-------- Task input
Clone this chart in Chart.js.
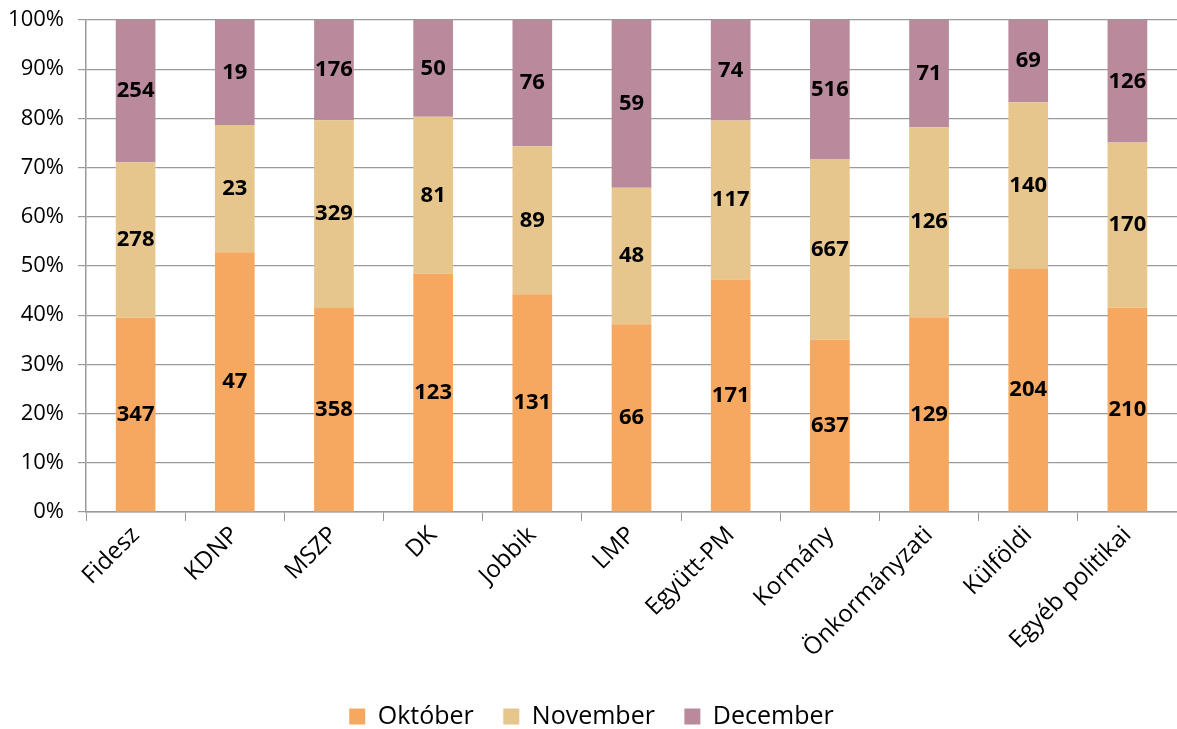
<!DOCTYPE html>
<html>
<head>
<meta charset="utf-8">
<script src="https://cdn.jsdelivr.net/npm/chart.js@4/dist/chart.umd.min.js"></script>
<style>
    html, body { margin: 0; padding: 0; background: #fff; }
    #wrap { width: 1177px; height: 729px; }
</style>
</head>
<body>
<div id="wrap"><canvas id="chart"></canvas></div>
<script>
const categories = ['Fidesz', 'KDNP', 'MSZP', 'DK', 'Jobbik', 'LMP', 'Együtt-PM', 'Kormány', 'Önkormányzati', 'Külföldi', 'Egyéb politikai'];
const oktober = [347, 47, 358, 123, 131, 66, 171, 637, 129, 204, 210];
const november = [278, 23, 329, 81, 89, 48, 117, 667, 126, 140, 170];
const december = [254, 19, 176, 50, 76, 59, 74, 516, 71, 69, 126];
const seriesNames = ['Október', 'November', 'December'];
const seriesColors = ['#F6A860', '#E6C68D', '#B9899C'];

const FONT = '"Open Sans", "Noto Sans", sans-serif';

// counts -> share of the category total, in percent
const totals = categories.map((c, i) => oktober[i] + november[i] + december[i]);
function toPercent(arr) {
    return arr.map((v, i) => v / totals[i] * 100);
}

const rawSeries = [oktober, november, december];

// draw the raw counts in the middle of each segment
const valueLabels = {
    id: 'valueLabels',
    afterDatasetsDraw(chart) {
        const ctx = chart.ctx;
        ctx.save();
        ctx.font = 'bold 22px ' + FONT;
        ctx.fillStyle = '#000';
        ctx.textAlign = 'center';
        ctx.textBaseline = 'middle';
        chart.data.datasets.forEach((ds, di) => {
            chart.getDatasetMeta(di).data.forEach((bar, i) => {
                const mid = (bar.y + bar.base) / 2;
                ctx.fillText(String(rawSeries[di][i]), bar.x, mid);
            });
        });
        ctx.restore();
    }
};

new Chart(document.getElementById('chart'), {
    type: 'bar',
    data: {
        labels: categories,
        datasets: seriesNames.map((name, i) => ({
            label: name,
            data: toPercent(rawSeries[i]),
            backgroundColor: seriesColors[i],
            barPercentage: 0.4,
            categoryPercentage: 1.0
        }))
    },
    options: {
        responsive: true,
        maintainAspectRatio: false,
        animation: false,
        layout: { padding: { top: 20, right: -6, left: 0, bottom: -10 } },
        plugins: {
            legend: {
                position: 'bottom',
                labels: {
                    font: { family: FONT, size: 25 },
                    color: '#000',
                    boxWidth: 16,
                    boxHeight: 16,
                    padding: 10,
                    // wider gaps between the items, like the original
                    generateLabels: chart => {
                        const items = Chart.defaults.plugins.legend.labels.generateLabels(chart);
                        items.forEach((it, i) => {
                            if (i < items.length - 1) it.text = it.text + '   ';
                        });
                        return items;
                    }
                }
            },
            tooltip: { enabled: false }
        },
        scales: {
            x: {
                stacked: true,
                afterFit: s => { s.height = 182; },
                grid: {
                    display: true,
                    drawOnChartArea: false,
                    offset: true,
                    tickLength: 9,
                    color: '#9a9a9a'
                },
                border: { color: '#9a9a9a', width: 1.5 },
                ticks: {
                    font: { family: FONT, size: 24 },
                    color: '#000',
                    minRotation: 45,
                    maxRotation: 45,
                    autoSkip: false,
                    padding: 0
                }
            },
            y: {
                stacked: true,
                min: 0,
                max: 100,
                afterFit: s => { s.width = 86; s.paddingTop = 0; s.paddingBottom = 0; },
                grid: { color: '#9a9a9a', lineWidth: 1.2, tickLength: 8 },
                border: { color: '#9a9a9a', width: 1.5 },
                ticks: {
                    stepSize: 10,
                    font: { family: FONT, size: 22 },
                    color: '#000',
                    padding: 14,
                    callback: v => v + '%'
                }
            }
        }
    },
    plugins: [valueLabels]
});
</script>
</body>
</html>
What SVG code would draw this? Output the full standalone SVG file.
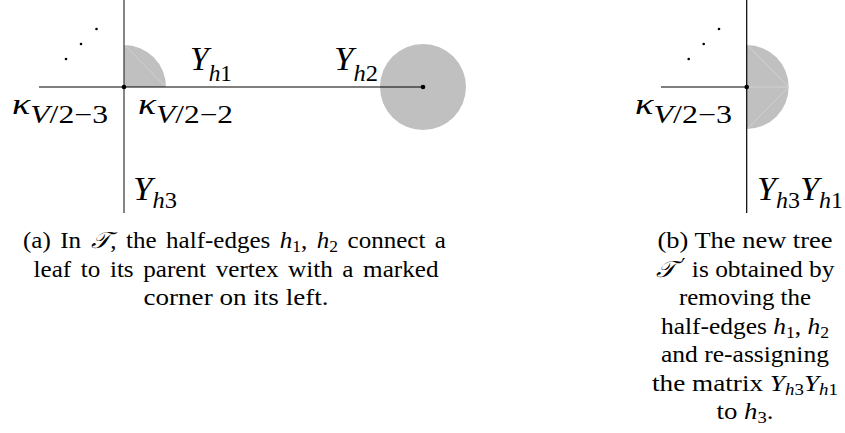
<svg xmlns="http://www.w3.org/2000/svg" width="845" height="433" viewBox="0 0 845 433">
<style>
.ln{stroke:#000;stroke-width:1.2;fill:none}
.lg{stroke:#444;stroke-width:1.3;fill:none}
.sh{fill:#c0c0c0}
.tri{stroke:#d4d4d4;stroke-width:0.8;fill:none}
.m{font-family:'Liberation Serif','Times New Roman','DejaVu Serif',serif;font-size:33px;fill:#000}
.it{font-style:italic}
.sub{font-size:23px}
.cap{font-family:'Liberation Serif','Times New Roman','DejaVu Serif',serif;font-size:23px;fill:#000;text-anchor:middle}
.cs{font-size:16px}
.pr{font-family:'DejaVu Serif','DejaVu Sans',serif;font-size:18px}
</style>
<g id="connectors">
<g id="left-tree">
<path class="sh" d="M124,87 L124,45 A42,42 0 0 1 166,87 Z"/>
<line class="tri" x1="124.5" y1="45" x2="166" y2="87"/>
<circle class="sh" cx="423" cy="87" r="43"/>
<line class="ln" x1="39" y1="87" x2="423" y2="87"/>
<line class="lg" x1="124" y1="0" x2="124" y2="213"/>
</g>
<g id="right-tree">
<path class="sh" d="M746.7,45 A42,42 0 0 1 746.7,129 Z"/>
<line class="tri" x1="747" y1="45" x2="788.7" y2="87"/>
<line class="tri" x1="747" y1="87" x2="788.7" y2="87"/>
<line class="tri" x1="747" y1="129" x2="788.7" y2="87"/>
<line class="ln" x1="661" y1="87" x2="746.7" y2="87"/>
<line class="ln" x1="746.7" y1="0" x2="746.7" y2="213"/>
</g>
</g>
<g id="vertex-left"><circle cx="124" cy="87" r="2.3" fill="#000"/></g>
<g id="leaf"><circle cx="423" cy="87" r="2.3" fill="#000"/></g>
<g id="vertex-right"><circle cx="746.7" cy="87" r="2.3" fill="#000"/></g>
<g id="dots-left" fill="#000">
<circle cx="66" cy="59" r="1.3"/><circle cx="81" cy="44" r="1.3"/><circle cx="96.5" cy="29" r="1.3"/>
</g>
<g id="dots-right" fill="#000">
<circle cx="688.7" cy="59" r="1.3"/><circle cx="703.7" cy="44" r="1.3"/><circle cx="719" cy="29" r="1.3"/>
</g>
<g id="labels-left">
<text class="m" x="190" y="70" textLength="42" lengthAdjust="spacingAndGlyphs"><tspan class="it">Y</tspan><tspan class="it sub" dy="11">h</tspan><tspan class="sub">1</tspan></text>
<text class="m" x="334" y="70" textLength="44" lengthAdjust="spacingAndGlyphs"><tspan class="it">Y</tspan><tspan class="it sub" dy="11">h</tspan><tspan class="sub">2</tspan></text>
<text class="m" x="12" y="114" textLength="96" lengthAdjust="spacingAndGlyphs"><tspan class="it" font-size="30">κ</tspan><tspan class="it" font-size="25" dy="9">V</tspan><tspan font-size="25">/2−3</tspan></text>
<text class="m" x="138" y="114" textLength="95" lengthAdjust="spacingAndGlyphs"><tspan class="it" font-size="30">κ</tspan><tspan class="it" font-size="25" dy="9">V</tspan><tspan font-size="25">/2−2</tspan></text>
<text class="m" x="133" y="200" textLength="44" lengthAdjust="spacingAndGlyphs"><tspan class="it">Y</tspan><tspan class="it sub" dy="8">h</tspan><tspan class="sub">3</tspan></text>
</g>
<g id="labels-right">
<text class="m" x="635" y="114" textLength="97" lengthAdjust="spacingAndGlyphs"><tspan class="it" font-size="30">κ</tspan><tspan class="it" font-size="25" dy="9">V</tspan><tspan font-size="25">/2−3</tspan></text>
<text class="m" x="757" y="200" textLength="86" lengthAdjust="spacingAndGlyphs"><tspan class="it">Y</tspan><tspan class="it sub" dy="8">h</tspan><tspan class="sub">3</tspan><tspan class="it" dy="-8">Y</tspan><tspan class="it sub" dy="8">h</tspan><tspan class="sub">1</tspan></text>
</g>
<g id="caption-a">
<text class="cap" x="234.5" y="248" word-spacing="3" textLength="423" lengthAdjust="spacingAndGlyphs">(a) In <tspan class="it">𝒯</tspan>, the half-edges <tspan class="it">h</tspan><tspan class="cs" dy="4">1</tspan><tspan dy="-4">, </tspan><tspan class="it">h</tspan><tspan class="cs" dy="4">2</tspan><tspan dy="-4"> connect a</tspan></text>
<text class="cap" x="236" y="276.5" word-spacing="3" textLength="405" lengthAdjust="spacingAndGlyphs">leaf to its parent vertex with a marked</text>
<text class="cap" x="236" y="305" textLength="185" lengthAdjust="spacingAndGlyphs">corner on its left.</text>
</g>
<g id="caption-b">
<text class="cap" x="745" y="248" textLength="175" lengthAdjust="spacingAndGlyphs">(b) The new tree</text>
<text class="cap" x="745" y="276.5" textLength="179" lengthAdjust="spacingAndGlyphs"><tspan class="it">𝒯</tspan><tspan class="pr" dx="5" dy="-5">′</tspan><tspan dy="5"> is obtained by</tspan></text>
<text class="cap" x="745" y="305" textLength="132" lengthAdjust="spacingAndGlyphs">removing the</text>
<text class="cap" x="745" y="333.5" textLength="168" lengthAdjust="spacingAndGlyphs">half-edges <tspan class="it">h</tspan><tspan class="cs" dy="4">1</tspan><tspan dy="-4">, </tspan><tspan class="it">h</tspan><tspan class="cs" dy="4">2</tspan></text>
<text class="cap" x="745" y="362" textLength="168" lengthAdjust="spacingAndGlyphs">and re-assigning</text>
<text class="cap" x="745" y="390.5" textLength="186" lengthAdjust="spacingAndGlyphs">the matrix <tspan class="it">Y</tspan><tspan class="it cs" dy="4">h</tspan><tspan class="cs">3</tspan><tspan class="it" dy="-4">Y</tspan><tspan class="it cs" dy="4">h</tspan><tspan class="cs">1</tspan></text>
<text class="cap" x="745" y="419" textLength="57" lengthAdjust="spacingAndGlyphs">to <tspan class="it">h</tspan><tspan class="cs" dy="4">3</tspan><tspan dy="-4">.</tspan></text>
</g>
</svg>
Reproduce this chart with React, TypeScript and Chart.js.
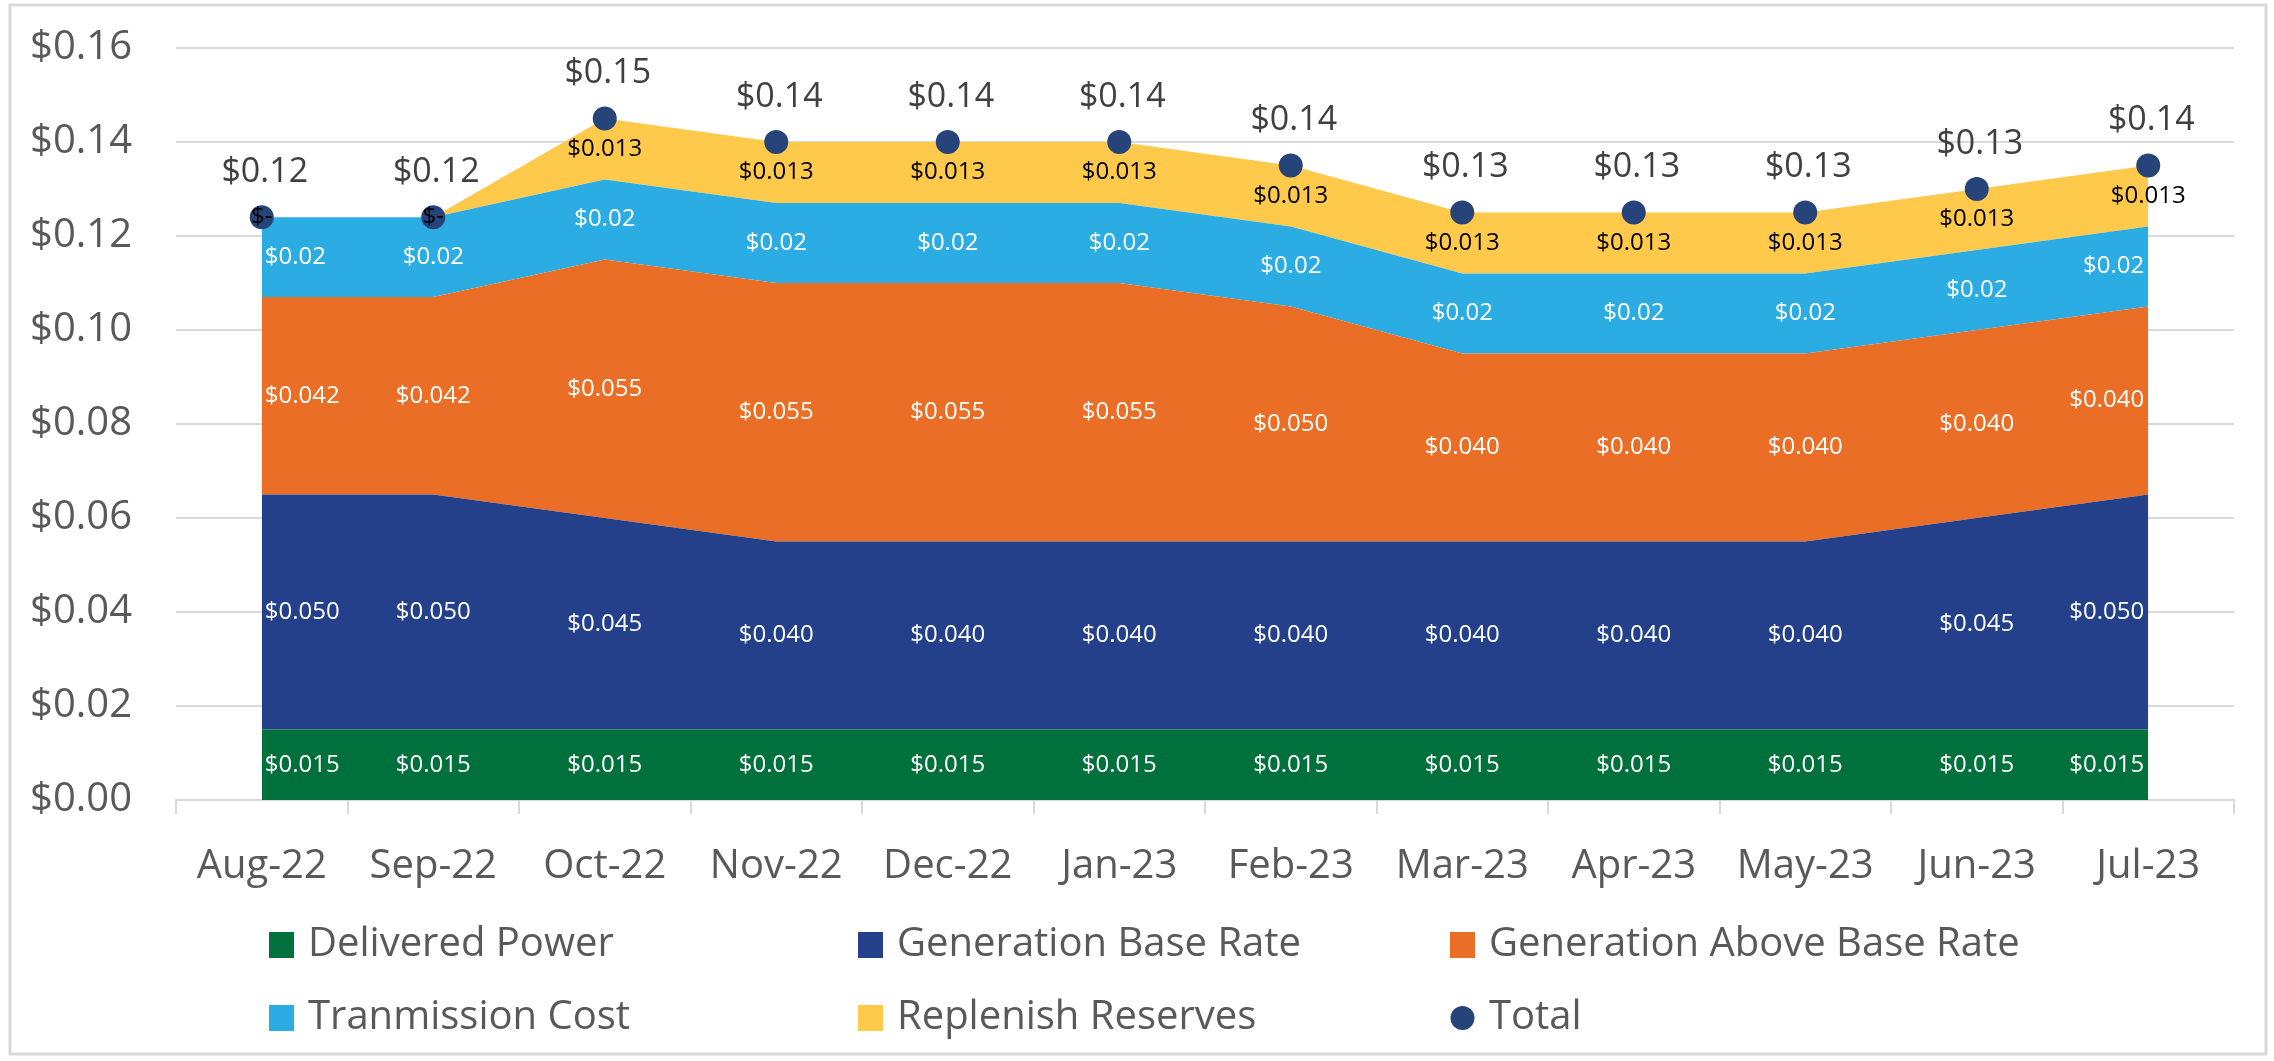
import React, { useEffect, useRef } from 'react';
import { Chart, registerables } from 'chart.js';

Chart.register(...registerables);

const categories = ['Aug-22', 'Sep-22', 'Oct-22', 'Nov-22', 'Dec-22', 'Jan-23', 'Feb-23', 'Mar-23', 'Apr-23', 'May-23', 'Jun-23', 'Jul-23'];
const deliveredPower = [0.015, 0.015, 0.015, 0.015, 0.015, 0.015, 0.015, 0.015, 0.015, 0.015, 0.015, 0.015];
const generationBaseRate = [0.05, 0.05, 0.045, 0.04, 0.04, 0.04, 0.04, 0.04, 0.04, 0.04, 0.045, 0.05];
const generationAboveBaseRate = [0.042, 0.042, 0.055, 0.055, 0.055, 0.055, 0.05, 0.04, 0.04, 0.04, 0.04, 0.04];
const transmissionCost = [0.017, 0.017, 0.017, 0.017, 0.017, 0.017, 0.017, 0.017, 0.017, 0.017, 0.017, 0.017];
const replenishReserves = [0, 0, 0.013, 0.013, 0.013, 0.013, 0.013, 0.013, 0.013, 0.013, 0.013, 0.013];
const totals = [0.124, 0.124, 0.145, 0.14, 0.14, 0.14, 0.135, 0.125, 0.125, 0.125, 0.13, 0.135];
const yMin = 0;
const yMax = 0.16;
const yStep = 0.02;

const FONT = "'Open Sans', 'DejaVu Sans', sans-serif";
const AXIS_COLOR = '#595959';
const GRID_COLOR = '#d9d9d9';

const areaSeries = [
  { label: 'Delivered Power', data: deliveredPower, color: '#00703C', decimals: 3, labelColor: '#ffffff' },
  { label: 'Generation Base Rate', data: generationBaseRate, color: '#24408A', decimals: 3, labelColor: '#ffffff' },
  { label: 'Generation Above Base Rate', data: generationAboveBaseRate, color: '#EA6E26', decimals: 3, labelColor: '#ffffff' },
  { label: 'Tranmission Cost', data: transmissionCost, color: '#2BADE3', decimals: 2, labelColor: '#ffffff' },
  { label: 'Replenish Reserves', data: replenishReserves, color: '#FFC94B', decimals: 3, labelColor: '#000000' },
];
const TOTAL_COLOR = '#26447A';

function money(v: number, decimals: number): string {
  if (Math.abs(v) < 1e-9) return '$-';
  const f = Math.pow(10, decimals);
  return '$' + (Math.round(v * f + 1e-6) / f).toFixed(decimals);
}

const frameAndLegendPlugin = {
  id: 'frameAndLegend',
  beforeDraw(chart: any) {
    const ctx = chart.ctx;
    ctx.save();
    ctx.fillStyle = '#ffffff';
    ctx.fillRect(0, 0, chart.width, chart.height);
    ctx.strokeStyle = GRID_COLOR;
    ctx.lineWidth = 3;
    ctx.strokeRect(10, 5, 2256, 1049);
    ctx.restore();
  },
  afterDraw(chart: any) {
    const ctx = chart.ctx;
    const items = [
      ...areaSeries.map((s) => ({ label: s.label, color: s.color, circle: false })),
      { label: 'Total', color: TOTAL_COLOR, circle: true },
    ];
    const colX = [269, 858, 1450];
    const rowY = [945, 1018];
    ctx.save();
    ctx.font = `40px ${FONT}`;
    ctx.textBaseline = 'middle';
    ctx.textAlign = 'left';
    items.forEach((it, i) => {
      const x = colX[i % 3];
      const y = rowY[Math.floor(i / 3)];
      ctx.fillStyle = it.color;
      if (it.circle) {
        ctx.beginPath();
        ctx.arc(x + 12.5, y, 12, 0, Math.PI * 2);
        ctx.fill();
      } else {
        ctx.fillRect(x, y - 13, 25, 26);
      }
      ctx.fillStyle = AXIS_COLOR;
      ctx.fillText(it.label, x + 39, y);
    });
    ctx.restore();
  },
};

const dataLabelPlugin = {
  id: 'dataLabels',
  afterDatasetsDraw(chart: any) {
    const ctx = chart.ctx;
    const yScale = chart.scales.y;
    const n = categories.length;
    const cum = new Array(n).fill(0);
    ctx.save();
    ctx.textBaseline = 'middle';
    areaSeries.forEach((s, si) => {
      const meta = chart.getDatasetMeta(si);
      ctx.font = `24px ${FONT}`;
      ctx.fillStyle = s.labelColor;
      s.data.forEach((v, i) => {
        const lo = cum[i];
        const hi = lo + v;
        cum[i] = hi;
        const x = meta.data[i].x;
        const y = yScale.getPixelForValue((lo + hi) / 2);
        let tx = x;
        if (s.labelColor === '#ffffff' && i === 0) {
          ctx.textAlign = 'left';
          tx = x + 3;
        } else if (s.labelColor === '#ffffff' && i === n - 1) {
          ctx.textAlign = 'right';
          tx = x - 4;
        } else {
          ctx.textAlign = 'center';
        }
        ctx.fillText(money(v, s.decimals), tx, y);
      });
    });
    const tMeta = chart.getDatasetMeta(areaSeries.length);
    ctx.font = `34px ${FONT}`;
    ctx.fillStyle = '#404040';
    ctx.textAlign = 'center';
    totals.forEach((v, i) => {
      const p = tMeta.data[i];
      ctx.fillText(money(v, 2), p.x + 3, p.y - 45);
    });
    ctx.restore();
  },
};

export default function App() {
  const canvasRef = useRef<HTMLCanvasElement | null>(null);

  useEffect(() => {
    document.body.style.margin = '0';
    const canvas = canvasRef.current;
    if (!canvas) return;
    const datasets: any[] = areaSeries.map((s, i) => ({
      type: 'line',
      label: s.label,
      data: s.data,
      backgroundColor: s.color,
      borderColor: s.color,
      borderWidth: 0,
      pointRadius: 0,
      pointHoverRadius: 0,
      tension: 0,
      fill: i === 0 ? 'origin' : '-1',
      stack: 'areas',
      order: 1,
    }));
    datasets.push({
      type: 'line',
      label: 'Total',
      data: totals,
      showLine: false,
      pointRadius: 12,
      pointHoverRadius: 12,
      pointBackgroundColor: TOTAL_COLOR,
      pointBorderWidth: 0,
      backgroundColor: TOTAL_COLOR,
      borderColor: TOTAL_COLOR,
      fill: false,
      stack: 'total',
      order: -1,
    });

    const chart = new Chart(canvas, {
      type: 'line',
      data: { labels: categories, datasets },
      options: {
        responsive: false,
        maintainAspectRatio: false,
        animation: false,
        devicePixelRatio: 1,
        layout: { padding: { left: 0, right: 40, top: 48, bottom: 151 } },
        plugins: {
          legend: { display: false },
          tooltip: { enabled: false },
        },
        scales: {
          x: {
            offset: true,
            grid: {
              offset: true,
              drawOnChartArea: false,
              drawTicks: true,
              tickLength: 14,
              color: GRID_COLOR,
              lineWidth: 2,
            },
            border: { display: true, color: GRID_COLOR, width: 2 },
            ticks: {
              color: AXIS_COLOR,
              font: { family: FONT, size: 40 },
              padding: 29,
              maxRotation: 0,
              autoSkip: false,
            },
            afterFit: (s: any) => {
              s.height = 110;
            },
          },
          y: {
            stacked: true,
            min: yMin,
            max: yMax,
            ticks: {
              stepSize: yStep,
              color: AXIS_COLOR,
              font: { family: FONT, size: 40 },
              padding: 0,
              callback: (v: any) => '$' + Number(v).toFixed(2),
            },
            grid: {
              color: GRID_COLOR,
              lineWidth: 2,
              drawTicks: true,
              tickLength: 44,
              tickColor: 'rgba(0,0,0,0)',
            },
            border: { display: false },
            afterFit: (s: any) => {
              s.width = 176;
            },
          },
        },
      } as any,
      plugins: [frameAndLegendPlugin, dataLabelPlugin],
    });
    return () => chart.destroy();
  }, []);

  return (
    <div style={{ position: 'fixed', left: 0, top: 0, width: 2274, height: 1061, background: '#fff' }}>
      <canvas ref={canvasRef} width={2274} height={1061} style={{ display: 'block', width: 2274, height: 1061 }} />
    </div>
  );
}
----------------
▶ What you are asked to do:
Starting at the top of the listing above, please restate word for word each line up to and including the one that holds "const rawSeries = [oktober, november, december];", omitting every image.

▶ Output below:
Clone this chart in Chart.js.
<!DOCTYPE html>
<html>
<head>
<meta charset="utf-8">
<script src="https://cdn.jsdelivr.net/npm/chart.js@4/dist/chart.umd.min.js"></script>
<style>
    html, body { margin: 0; padding: 0; background: #fff; }
    #wrap { width: 1177px; height: 729px; }
</style>
</head>
<body>
<div id="wrap"><canvas id="chart"></canvas></div>
<script>
const categories = ['Fidesz', 'KDNP', 'MSZP', 'DK', 'Jobbik', 'LMP', 'Együtt-PM', 'Kormány', 'Önkormányzati', 'Külföldi', 'Egyéb politikai'];
const oktober = [347, 47, 358, 123, 131, 66, 171, 637, 129, 204, 210];
const november = [278, 23, 329, 81, 89, 48, 117, 667, 126, 140, 170];
const december = [254, 19, 176, 50, 76, 59, 74, 516, 71, 69, 126];
const seriesNames = ['Október', 'November', 'December'];
const seriesColors = ['#F6A860', '#E6C68D', '#B9899C'];

const FONT = '"Open Sans", "Noto Sans", sans-serif';

// counts -> share of the category total, in percent
const totals = categories.map((c, i) => oktober[i] + november[i] + december[i]);
function toPercent(arr) {
    return arr.map((v, i) => v / totals[i] * 100);
}

const rawSeries = [oktober, november, december];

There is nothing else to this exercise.